Tantos males produjo aquella desventurada sublevación de 1923, que perdido el equilibrio Social, olvidado el respeto que merecen los seres humanos y traspuesto el umbral de las leyes, ya no se dudó en acudir a los atropellos más siniestros. De esta suerte, el general Lázaro Alanís, viejo socialista mexicano y revolucionario intachable, levantado en armas por considerar que había llegado la hora de instaurar en México un sistema de gobierno popular, fue secuestrado en el estado de Hidalgo y conducido a la capital de la República, a donde lo sacrificaron (21 de mayo), como un delincuente vulgar.

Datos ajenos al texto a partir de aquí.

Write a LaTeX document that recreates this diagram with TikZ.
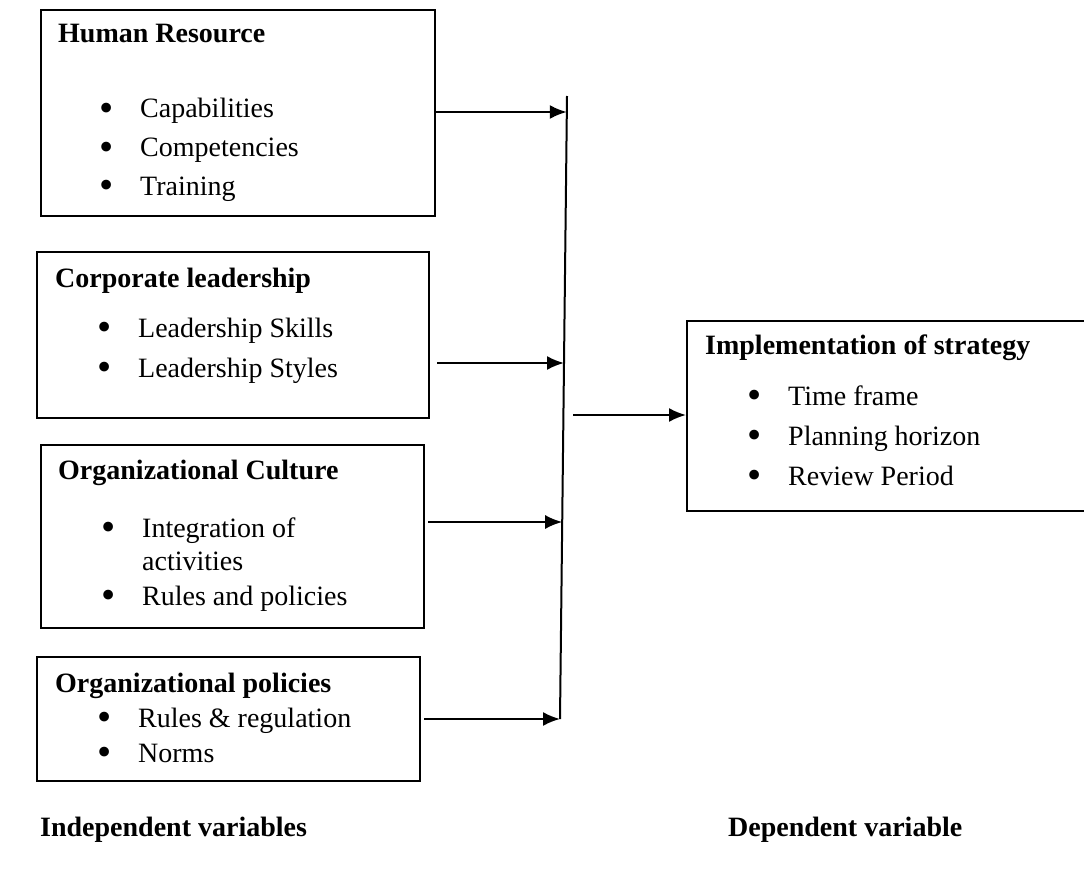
\documentclass[tikz,border=0pt]{standalone}
\usepackage{fontspec}
\setmainfont{Liberation Serif}
\usetikzlibrary{arrows.meta}
\newcommand{\itemgap}{41pt}
\newcommand{\bul}[1]{\makebox[\itemgap][l]{\smash{\raisebox{-3.5pt}{\scalebox{1.45}{\textbullet}}}}#1}
\newcommand{\cont}[1]{\hspace*{\itemgap}#1}
\tikzset{
    common/.style={inner sep=0pt, anchor=base west, font=\fontsize{28}{30}\selectfont},
    heading/.style={common, font=\fontsize{28}{30}\selectfont\bfseries},
    entry/.style={common},
    varbox/.style={draw, rectangle, line width=2pt, inner sep=0pt},
    link/.style={line width=2pt, -{Latex[length=17pt,width=14pt]}},
    bus/.style={line width=2pt}
}
\begin{document}
\begin{tikzpicture}[x=1pt,y=-1pt]
    \useasboundingbox (0,0) rectangle (1084,880);
    \clip (0,0) rectangle (1084,880);

    % independent variables
    \node[varbox, minimum width=394pt, minimum height=206pt] (hr) at (238,113) {};
    \node[heading] (hrT) at (58,43) {Human Resource};
    \node[entry] (hr1) at (99,118) {\bul{Capabilities}};
    \node[entry] (hr2) at (99,157) {\bul{Competencies}};
    \node[entry] (hr3) at (99,195) {\bul{Training}};

    \node[varbox, minimum width=392pt, minimum height=166pt] (cl) at (233,335) {};
    \node[heading] (clT) at (55,287) {Corporate leadership};
    \node[entry] (cl1) at (97,337) {\bul{Leadership Skills}};
    \node[entry] (cl2) at (97,377) {\bul{Leadership Styles}};

    \node[varbox, minimum width=383pt, minimum height=183pt] (oc) at (232.5,536.5) {};
    \node[heading] (ocT) at (58,479) {Organizational Culture};
    \node[entry] (oc1) at (101,537) {\bul{Integration of}};
    \node[entry] (oc1b) at (101,570) {\cont{activities}};
    \node[entry] (oc2) at (101,605) {\bul{Rules and policies}};

    \node[varbox, minimum width=383pt, minimum height=124pt] (op) at (228.5,719) {};
    \node[heading] (opT) at (55,692) {Organizational policies};
    \node[entry] (op1) at (97,727) {\bul{Rules \& regulation}};
    \node[entry] (op2) at (97,762) {\bul{Norms}};

    % dependent variable
    \node[varbox, minimum width=413pt, minimum height=190pt] (impl) at (893.5,416) {};
    \node[heading] (implT) at (705,354) {Implementation of strategy};
    \node[entry] (impl1) at (747,405) {\bul{Time frame}};
    \node[entry] (impl2) at (747,445) {\bul{Planning horizon}};
    \node[entry] (impl3) at (747,485) {\bul{Review Period}};

    \node[heading] (indep) at (40,836) {Independent variables};
    \node[heading] (dep) at (728,836) {Dependent variable};

    % connectors
    \coordinate (jtop) at (567,96);
    \coordinate (jbot) at (560,719);
    \coordinate (j1) at (566.8,112);
    \coordinate (j2) at (564,363);
    \coordinate (j3) at (562.2,522);
    \coordinate (jout) at (573,415);

    \draw[bus] (jtop) -- (jbot);
    \draw[link] (hr.east |- j1) -- (j1);
    \draw[link] ([xshift=7pt]cl.east |- j2) -- (j2);
    \draw[link] ([xshift=3pt]oc.east |- j3) -- (j3);
    \draw[link] ([xshift=3pt]op.east |- jbot) -- (jbot);
    \draw[link] (jout) -- (impl.west |- jout);
\end{tikzpicture}
\end{document}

El alzamiento de 1923, costó la vida a numerosos jefes revolucionarios, que tanto se habían distinguido en las batallas contra Huerta y Villa. Para aquellos ex compañeros de la guerra y del vivaque, el presidente Obregón fue inmisericorde, no obstante que estaban rendidos y algunos ya inermes.

Y no fueron tales desgracias las únicas sufridas por México en tan tempestuosos y desdichados días. La sublevación sumió a la nación en un intenso sopor de descrédito y temor; también la condujo a una baja de sus valores y créditos económicos, pues sólo la hacienda pública anotó, en cuatro meses, una pérdida de sesenta millones de pesos.

Ahora bien: sin ese alzamiento, el país no hubiese advertido cuán profundas raíces tenía echadas el árbol de la democracia política y social, plantado por Francisco I. Madero. Por eso mismo, tales vehemencias políticas, manifestadas en sucesos armados, servirían para que el pueblo comprendiese que la conciliación de sus derechos constitucionales con las realidades rurales del país, no dependía de la violencia, sino del desarrollo natural de las cosas, los hombres y los pensamientos.

Cualesquiera, pues, que hayan sido los males o bienes producidos por aquella intensa tragedia, la verdad documental, prueba que con esa jornada terminó la edad heroica de la Revolución.